Here’s what I wanted. I wanted to know the probability p needed so the expected number of trials until the first success is some number n given that each trial is independent and is successful p proportion of the time. Suppose for a moment that I decided I am going to roll a six-sided die until I get a one. What is the expected number of times that I need to roll that die to get my first one? What I want here is the inverse problem. How many sides should my die be if I want it to take n tries (on average) to get my first one?

tree In the picture at the right, each circle represents a trial. Each square represents a success. What I am looking for is what value should I pick for p so that if you go left p proportion of the time and go right the other (1-p) proportion of the time, you will expect to hit n circles along your descent. You could, if very unlucky (or lucky in this case since I’m going to nag you) go forever to the right and never get to a rectangle. So, already, we’re expecting an infinite sum.

Indeed, the expected number of circles you cross in a random descent of this tree is E(p) = \sum_{k=1}^{\infty} k \cdot p \cdot (1 - p)^{k-1}. Massaging this a little, we can get it into a simpler form: E(p) = \frac{p}{1-p} \sum_{k=1}^{\infty} k \cdot (1 - p)^k.

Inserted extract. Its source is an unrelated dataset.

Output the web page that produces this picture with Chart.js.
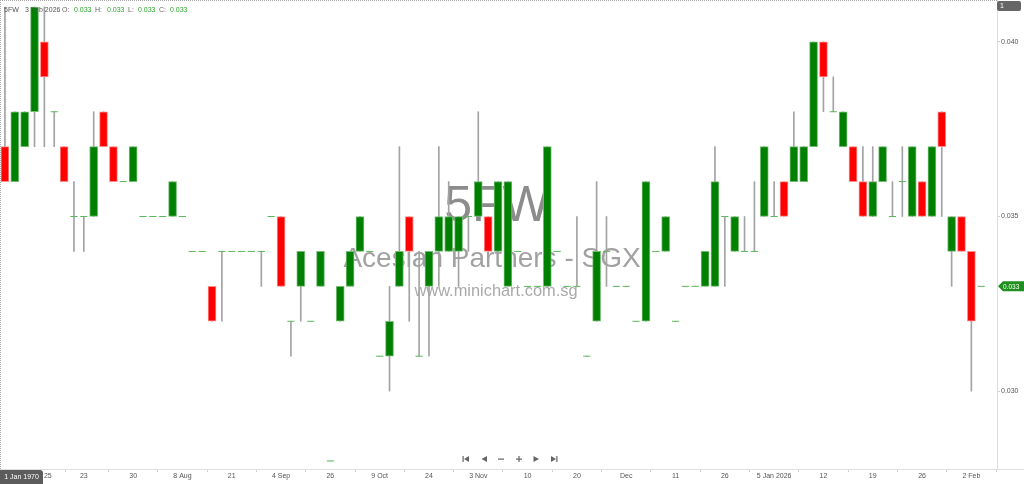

That infinite series is pretty nasty looking though. So, we whip out a handy table of infinite series and see that:

\sum_{k=1}^{\infty} k^m q^k = \frac{1}{(1-q)^{m+1}} \sum_{k=0}^m \left[ \sum_{j=0}^{k+1} (-1)^j { {m+1} \choose j } (k - j + 1)^m \right] q^{m-k}

Fortunately, in our case, m = 1. As such, we can reduce this significantly:
\frac{1}{(1-q)^2} \sum_{k=0}^1 \left[ \sum_{j=0}^{k+1} (-1)^j { 2 \choose j } (k - j + 1) \right] q^{1-k}

\frac{1}{(1-q)^2} \left\{ \left[ \sum_{j=0}^1 (-1)^j { 2 \choose j } (1 - j) \right] q + \left[ \sum_{j=0}^2 (-1)^j { 2 \choose j } (2 - j) \right] \right\}

Now, we note that when j = 2, the last summand is zero. So, \sum_{j=0}^2 (-1)^j { 2 \choose j } (2 - j) = \sum_{j=0}^1 (-1)^j {2 \choose j } (2 - j). As such, we can combine our two summations into one:
\frac{1}{(1-q)^2} \sum_{j=0}^1 (-1)^j { 2 \choose j } \left[ (1 - j) q + (2 - j) \right]

And, since j is only going from zero to one, it’s easy enough to write out both terms of the summation:
\frac{1}{(1-q)^2} \left\{ { 2 \choose 0 } \left[ q + 2 \right] - { 2 \choose 1 } \right\}

\frac{1}{(1-q)^2} \left\{ q + 2 - 2 \right\}

\sum_{k=1}^{\infty} k q^k = \frac{q}{(1-q)^2}

Whew! Big sigh. We’re through the ugly parts. Now, in our case, q = (1-p), and the equation we were interested in was E(p) = \frac{p}{1-p} \sum_{k=1}^{\infty} k \cdot (1 - p)^k. Plugging in (1-p) for the q in our infinite series solution, we find that

E(p) = \frac{p}{1-p} \cdot \frac{1-p}{p^2} = \frac{1}{p}

Two pages of ugly, ugly algebra bears out the simple guess. Wheee! If we want E(p) = n, then we have to pick p = \frac{1}{n}. Hooray!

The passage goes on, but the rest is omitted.